- Born: March 14, 1967 (age 59)
- Education: Institut de tourisme et d'hôtellerie du Québec
- Occupations: Food critic, author
- Employer: The Gazette (Montreal)
- Writing career
- Notable awards: Ordre de Montréal

= Lesley Chesterman =

Canadian food critic and author

Lesley Chesterman (born March 14, 1967 in Montreal) is a Quebec food critic, journalist and author. Trained as a pastry chef at the Institut de tourisme et d'hôtellerie du Québec (ITHQ), she has established herself as an influential figure in Montreal's culinary scene through her columns in The Gazette, her radio appearances and her publications.

== Biography ==
Born in Montreal, Lesley Chesterman studied pastry at the Institut de tourisme et d'hôtellerie du Québec (ITHQ) before honing her skills in France, notably in Lyon. Upon returning to Quebec, she taught cooking and pastry, then began her career as a food critic at The Gazette in 1998. She wrote columns for nearly twenty years, helping to popularize Montreal's culinary scene among both English and French-speaking audiences.

In parallel, she contributes to various publications and participates in several radio programs, including Medium Large on Ici Radio-Canada Première, where she is known for her direct and accessible style.

The New York Times has quoted her several times over the years, describing her as a recognized authority in the Montreal culinary world.

In 2020, she published Chez Lesley. Mes secrets pour tout réussir en cuisine (At Lesley's: My Secrets to Success in the Kitchen), a cookbook focused on sharing knowledge and simplicity. Her work, marked by a pursuit of authenticity and a rejection of snobbery, has earned her recognition in the culinary world.

In 2023, at the Taste of Canada Awards, Lesley Chesterman won two gold medals: one in the English category for Make Every Dish Delicious and the other in the French category for Un week-end chez Lesley (A Weekend at Lesley's).

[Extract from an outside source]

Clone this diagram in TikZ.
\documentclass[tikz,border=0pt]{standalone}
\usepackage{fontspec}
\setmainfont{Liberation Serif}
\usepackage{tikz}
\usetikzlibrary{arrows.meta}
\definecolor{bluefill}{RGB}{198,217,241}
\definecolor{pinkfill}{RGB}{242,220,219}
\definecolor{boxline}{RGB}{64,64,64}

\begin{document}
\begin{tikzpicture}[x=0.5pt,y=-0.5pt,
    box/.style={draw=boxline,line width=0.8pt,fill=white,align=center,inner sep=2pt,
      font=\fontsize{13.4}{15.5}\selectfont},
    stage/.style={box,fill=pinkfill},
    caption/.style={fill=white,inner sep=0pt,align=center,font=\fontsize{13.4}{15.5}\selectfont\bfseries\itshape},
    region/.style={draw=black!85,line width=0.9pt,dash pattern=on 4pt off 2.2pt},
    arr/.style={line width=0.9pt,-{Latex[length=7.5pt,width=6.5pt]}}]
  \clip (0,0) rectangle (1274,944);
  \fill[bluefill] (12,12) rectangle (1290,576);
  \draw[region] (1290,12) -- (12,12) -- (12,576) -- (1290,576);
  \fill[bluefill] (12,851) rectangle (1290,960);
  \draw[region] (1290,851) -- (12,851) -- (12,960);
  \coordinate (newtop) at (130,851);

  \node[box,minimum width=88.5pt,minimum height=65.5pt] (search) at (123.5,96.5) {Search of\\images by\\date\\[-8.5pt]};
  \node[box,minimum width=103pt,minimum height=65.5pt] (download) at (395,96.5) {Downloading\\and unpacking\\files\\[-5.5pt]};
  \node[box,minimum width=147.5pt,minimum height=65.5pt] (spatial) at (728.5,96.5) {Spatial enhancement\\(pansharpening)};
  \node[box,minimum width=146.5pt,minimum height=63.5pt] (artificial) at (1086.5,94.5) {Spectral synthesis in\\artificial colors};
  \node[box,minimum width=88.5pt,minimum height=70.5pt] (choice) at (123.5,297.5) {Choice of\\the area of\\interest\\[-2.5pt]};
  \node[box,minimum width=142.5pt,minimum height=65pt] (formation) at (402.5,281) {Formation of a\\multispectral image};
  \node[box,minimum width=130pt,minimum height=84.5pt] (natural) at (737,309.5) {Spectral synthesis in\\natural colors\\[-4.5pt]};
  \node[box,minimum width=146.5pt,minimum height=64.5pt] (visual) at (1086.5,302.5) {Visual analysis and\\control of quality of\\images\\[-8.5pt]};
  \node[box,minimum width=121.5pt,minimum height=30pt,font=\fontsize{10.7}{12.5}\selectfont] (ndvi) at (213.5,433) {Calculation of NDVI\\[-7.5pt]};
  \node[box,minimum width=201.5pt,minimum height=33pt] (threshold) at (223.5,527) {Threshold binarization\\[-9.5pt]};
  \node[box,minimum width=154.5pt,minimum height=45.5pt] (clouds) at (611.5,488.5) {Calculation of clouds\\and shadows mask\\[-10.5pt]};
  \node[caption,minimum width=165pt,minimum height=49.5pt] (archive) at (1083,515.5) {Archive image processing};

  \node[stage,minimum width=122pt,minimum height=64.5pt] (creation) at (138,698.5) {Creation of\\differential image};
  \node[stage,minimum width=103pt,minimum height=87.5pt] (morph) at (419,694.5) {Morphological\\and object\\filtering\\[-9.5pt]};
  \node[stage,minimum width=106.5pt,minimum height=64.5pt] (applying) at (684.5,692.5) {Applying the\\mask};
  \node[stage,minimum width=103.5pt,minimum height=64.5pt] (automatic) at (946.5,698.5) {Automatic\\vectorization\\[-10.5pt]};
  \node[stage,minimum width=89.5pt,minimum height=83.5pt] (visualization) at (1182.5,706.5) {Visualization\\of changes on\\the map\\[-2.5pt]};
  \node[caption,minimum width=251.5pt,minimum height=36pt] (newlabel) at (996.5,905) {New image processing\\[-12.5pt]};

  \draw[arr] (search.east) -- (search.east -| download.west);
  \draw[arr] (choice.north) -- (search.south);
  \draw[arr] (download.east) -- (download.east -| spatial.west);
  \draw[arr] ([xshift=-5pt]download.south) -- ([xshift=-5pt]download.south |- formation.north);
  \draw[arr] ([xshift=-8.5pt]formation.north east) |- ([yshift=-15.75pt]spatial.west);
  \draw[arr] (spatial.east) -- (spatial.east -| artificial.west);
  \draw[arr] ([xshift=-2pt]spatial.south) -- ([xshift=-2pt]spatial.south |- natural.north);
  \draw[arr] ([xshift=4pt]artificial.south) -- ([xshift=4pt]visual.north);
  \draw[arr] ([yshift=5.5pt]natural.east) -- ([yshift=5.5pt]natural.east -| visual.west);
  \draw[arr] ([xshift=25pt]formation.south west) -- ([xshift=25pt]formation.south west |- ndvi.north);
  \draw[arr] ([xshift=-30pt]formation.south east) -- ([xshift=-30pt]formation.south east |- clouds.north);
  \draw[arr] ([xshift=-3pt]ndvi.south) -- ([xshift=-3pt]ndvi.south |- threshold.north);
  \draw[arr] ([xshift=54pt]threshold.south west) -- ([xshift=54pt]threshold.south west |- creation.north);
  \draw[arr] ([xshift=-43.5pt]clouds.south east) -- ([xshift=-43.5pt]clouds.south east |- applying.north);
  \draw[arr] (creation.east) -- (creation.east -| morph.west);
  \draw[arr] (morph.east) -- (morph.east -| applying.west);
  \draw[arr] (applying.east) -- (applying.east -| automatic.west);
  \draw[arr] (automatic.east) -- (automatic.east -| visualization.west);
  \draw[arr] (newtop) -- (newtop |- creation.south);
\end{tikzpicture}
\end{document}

In 2025, she was named Commander of the Order of Montreal for her contribution to Montreal's culinary culture. She was among the eight women honoured at the official inauguration of the Place des Montréalaises.

== Publications ==
- Boulangerie et patisserie techniques de base, Montreal, Éditions Trécarré, 2000, (ISBN 978-2892499681).
- Flavourville: 2003–2004 Edition, Updated and Revised, Montreal, ECW Press, 2003, (ISBN 978-1550225983).
- Chez Lesley: Mes secrets pour tout réussir en cuisine, Montreal, Éditions Cardinal, 2020, (ISBN 978-2925078029).
- Un week-end chez Lesley: Mes idées gourmandes à partager, Montreal, Éditions Cardinal, 2022, (ISBN 978-2925078661).
- Make Every Dish Delicious: Modern Classics and Essential Tips for Total Kitchen Confidence, Montreal, Simon & Schuster, 2022, (ISBN 978-1982196370).
- En accord: Cépages, recettes et prises de bec, co-écrit avec Jean Aubry, Montreal, Éditions Cardinal, 2025, (ISBN 978-2925354611).
- A Montreal Cook: Recipes and Reflections from My Kitchen, Montreal, Simon & Schuster, 2026, (ISBN 978-1-6680-6135-0).